= Chic (1980s magazine) =

Defunct British women's monthly magazine

Chic was a British monthly women's magazine aimed at young Black women. Launched in 1984, the magazine was one of the first for black women in Britain.

==History==
Chic was an initiative of Val McCalla, who had earlier founded The Voice, and the magazine originally appeared as a supplement to The Voice. For the first few months it had no fixed editor, until Winsome Cornish, who had been working in public relations for The Voice, was appointed editor. From an initial circulation of 15,000, sales had risen to 32,000 by mid-1986, with half that number again sold abroad. The magazine cost 90p and consisted of around 70 pages. There was a relatively high ratio of editorial to advertising, and the magazine encountered difficulty attracting advertising from white agencies.

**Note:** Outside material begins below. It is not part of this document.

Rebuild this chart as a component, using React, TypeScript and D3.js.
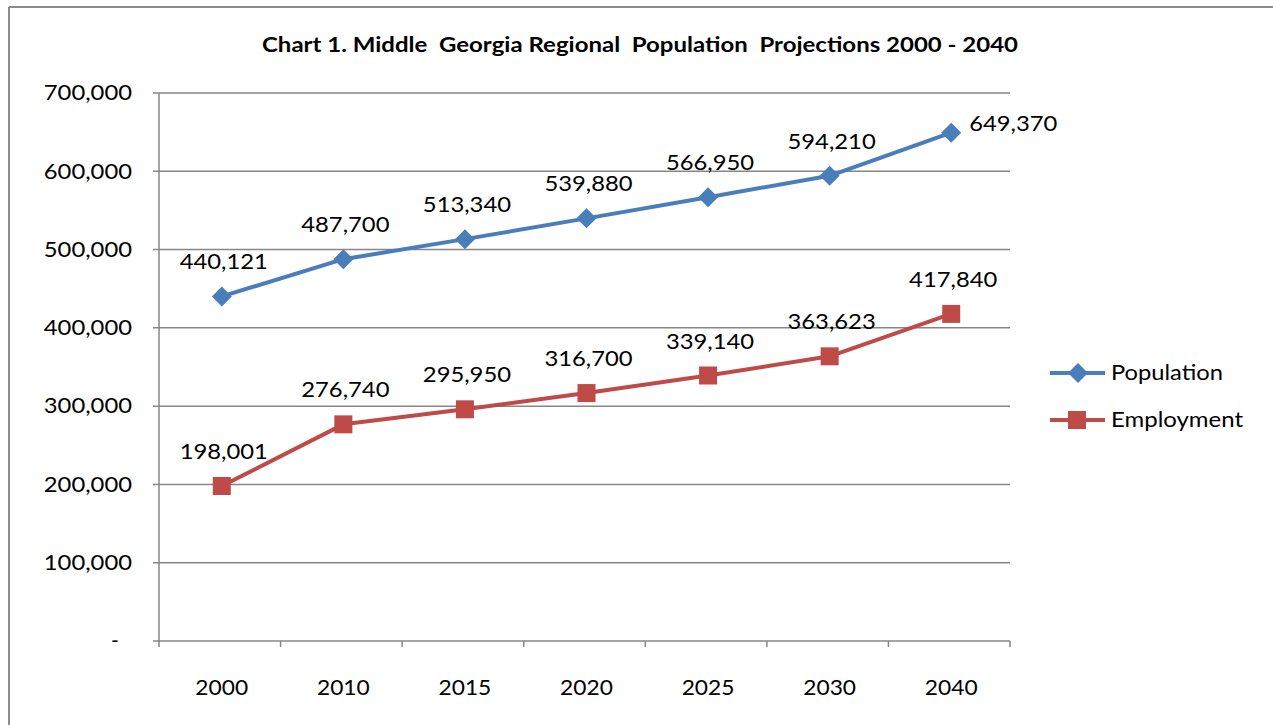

Its editorial intention was to cover "the whole spectrum of hair care and beauty, as well as fashion, fitness and all the other facets which contribute to the total look of a sophisticated contemporary black person." The magazine included the elements of mainstream women's magazines – lifestyle, careers, beauty and relationships – but from a Black perspective. There was also emphasis on the double discrimination of being both Black and female, and some attention paid to race and politics.

The magazine, owned by Ratepress Ltd, was discontinued in 1988.